Paritarisme sous contrôle

Ceux-ci sont aussi particulièrement critiques à l'égard du modèle de gouvernance développé dans le projet de réforme. Si l'Unedic et l'Assurance chômage seront toujours dirigées par les partenaires sociaux, leurs marges de manœuvre seront étroites. En effet, la négociation des conventions nationales devra respecter "un document de cadrage" fourni par le gouvernement, précisant "la trajectoire financière à respecter" et fixant "des objectifs pour l'évolution des règles de l'assurance chômage". Si le résultat des négociations ne respectait pas ces principes, "l'Etat pourra définir par décret les paramètres du régime", indique gouvernement.
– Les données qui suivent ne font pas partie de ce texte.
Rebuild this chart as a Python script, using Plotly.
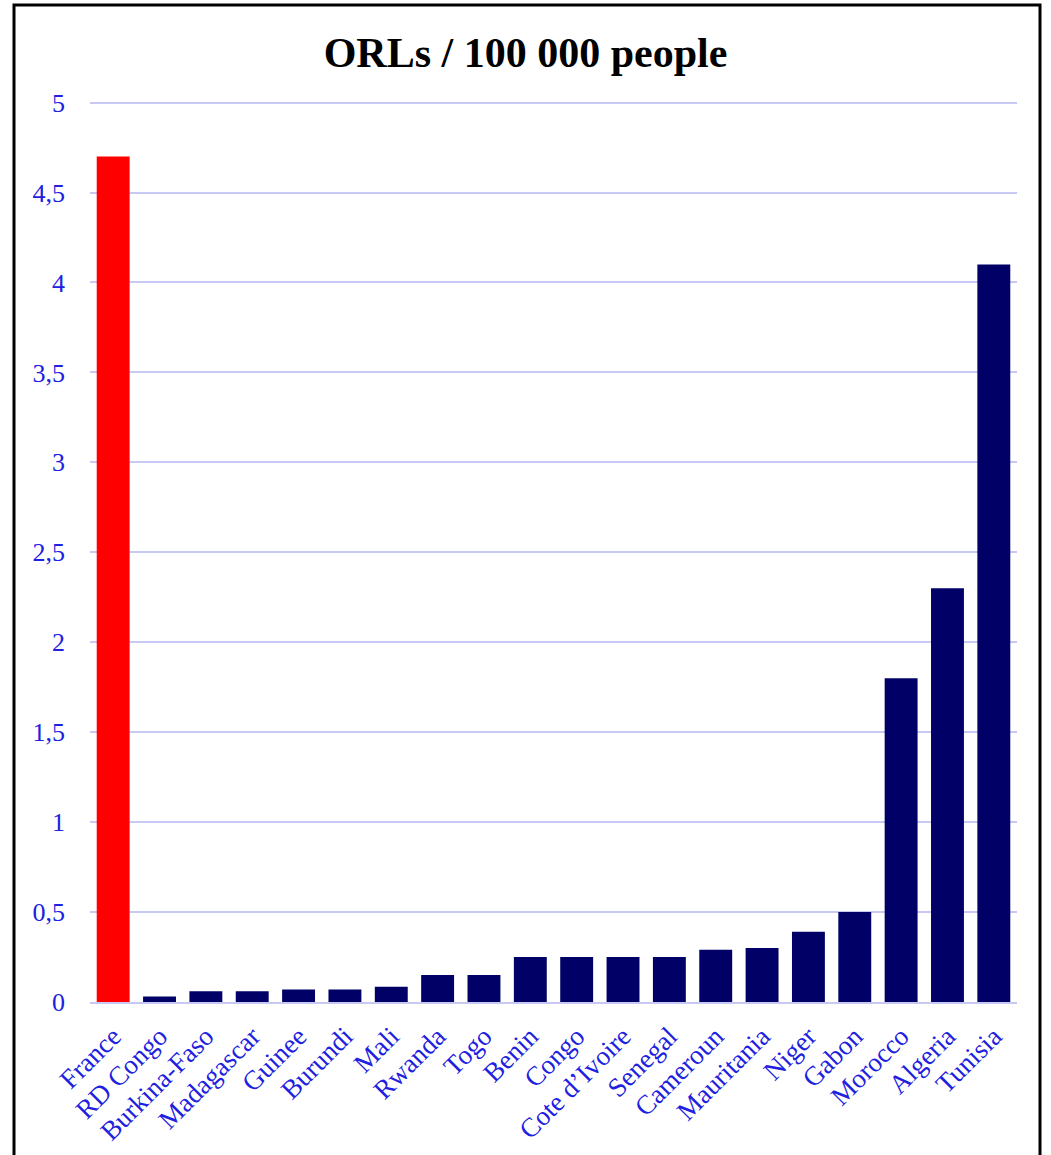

Le cabinet de Muriel Pénicaud indique que le projet de loi "avenir professionnel" qui contiendra la réforme de l'assurance chômage, sera envoyé d'ici à une dizaine de jours aux partenaires sociaux et au Conseil d'Etat, avec l'objectif d'une présentation en conseil des ministres le 18 ou le 25 avril prochain. A noter que le texte comportera aussi un volet formation professionnelle et un volet apprentissage, auxquels devraient s'ajouter, lorsque les concertations auront abouti, une partie sur l'égalité professionnelle, une sur l'emploi et le handicap, et une autre sur le travail détaché.